> [EXERCISE TASK] From the entries below, count every line that contains the word "picture". Please give the number and nothing else.

> [RECORD SET]

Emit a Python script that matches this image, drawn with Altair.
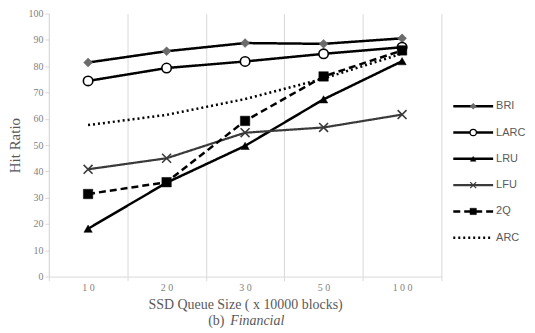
...
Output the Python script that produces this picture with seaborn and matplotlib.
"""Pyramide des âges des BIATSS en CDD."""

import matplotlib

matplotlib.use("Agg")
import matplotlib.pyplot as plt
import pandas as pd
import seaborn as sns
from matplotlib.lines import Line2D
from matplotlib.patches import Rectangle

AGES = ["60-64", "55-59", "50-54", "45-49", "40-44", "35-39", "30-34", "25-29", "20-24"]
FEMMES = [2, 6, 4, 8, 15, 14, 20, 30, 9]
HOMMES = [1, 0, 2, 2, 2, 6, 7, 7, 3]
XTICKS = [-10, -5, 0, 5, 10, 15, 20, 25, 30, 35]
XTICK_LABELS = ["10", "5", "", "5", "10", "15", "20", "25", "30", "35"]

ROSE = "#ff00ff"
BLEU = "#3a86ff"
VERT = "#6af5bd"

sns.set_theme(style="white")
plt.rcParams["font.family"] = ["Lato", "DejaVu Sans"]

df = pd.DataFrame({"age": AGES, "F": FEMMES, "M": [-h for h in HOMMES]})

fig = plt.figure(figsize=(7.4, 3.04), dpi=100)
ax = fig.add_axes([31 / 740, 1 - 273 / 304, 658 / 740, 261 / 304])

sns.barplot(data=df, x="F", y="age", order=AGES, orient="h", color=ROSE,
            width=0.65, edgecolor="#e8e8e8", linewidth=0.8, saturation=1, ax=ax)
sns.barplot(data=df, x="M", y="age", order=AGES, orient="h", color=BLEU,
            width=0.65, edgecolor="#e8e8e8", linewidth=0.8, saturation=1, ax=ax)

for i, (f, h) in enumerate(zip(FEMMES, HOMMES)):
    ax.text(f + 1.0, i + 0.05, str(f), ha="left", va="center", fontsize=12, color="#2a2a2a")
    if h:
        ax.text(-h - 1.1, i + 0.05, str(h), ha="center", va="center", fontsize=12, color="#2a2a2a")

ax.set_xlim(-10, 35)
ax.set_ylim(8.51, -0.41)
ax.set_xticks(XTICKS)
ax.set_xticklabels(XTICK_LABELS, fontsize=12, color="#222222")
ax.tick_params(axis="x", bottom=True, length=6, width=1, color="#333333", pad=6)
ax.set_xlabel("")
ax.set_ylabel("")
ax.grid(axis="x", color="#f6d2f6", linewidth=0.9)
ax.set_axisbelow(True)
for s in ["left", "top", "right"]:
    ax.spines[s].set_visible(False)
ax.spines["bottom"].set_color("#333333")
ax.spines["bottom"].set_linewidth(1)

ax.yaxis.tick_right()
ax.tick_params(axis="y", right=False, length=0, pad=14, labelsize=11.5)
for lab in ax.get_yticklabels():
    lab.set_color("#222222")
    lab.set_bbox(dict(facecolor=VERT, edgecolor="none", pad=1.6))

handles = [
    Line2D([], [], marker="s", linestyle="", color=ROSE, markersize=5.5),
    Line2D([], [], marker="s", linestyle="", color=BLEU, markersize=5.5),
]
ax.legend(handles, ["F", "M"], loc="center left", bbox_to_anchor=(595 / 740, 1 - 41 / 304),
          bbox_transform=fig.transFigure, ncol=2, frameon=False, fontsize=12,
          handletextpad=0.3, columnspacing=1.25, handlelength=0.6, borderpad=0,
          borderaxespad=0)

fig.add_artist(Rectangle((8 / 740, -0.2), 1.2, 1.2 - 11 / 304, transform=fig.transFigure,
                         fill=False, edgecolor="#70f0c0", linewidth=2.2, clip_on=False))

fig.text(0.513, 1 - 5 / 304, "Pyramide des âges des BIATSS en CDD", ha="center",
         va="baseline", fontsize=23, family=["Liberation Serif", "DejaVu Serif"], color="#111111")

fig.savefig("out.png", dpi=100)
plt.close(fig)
==
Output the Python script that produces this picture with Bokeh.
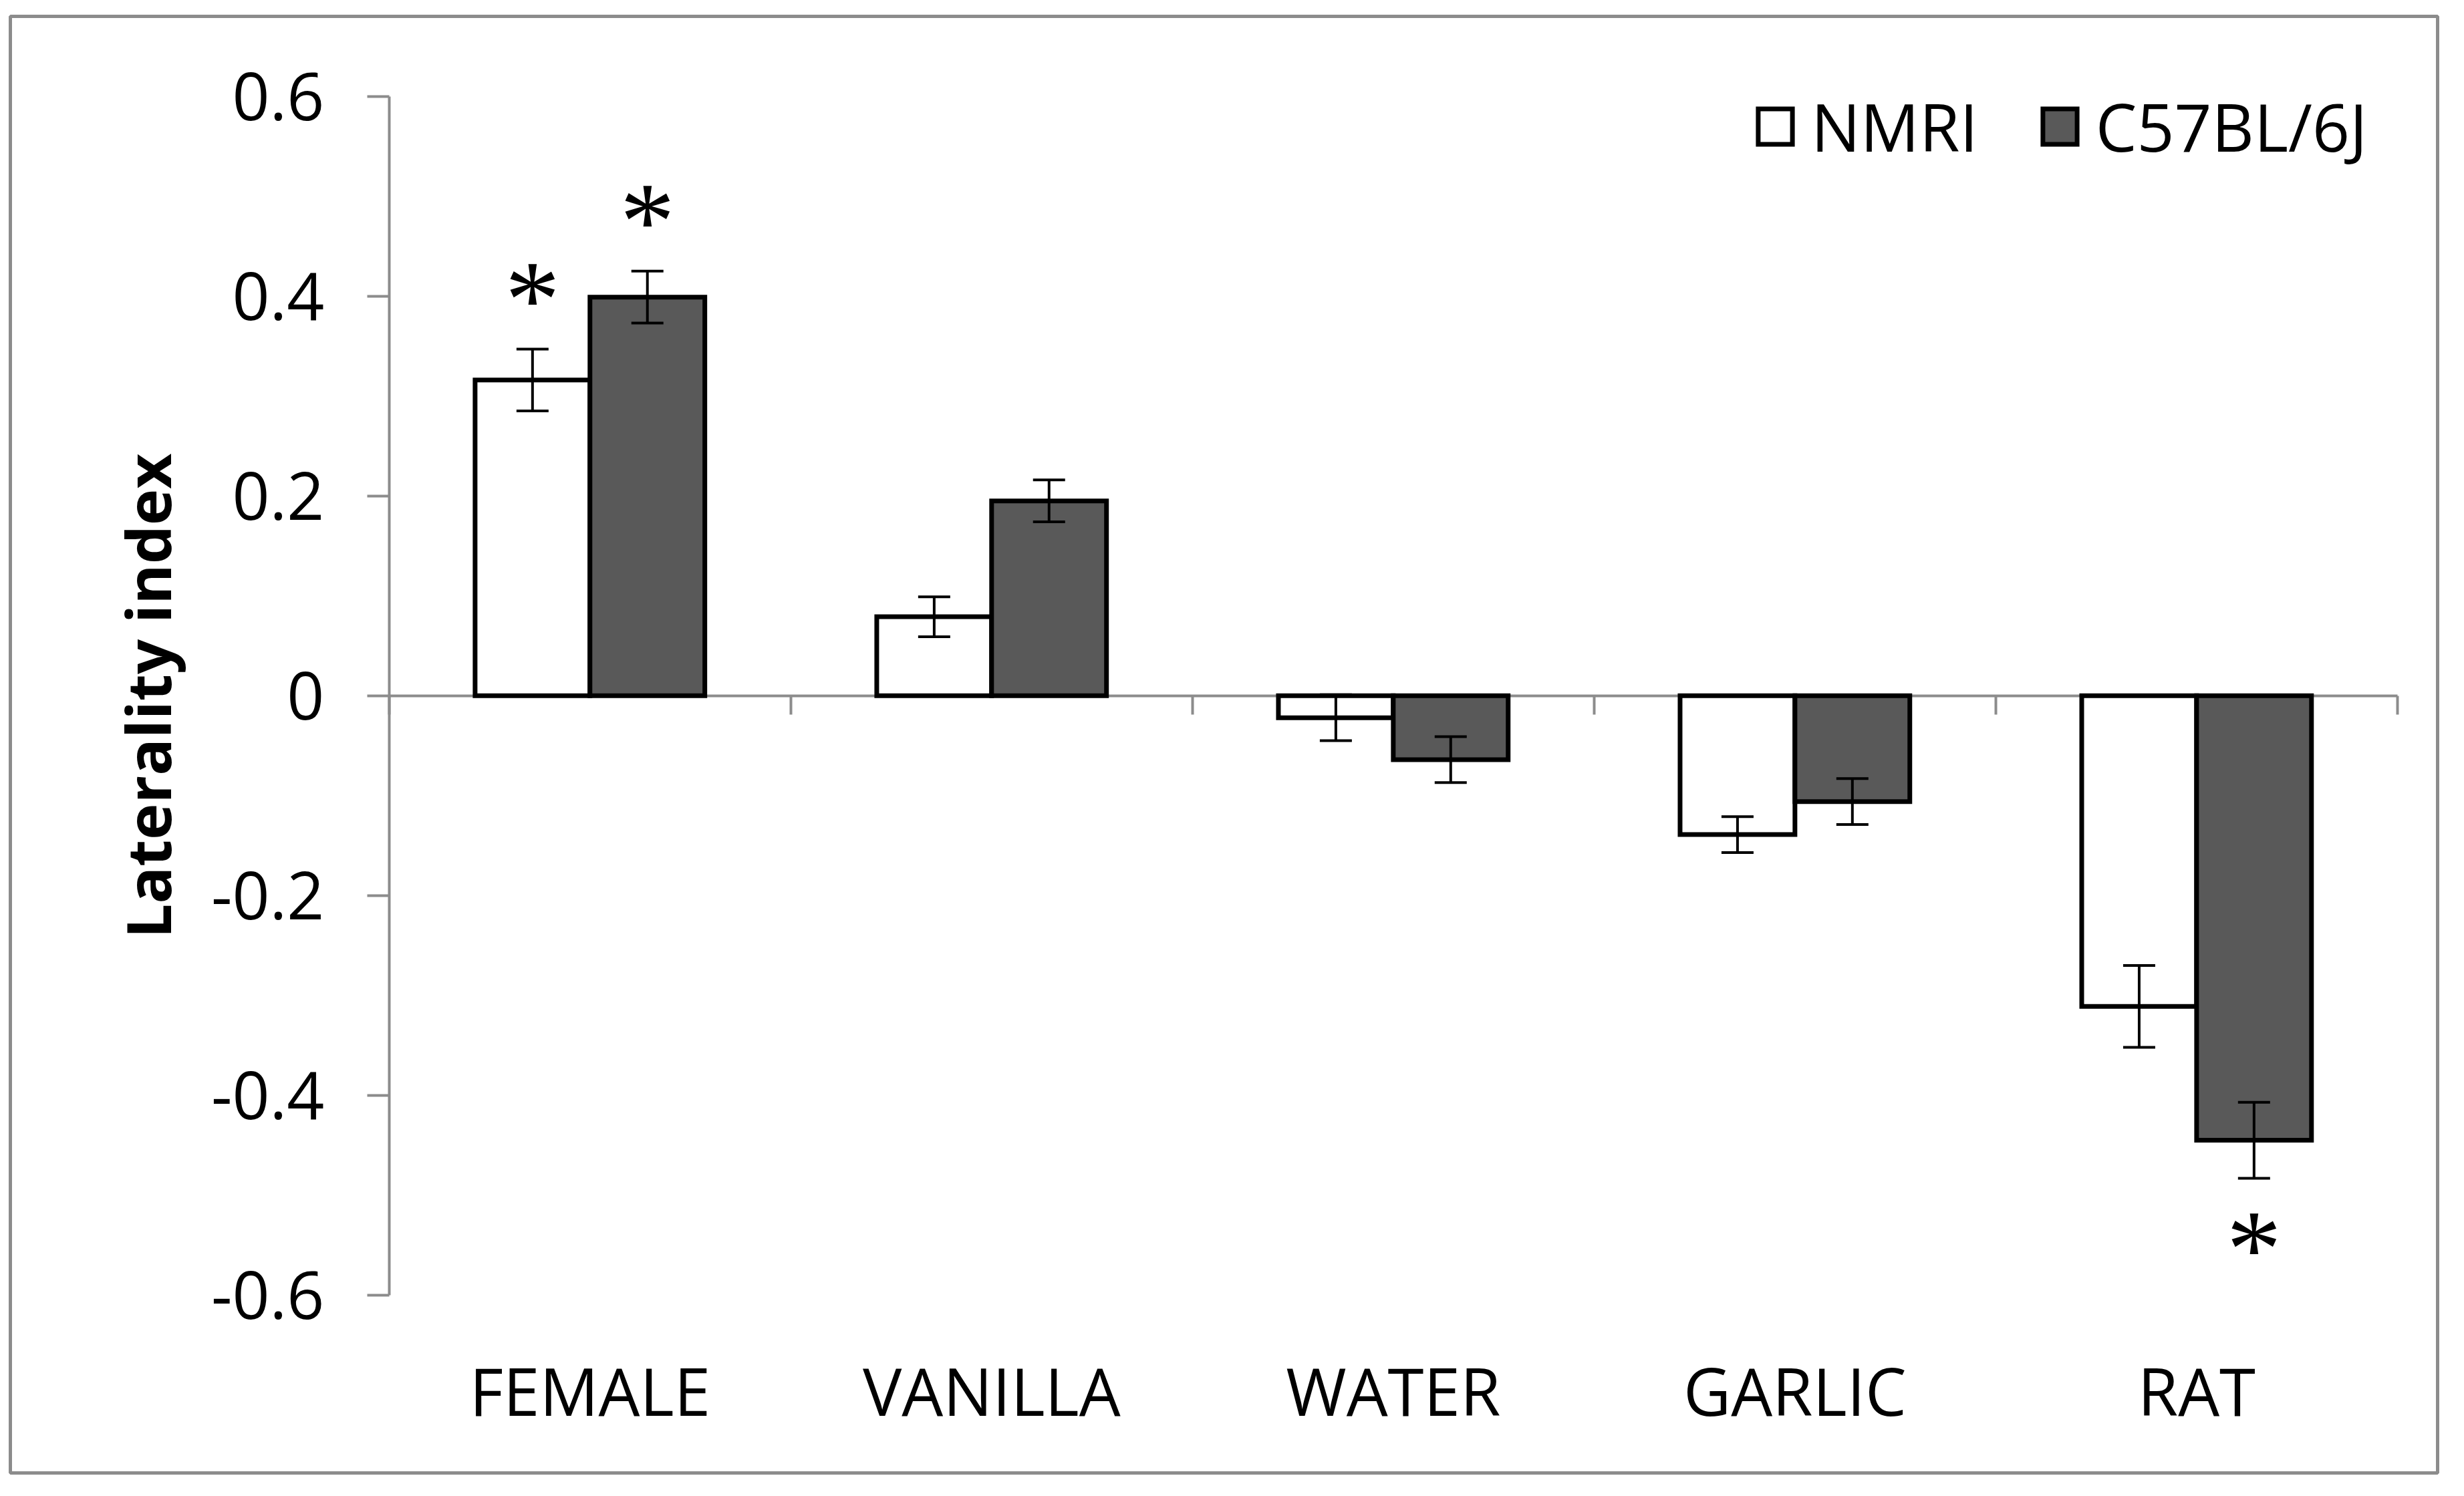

> [EXERCISE ANSWER] 2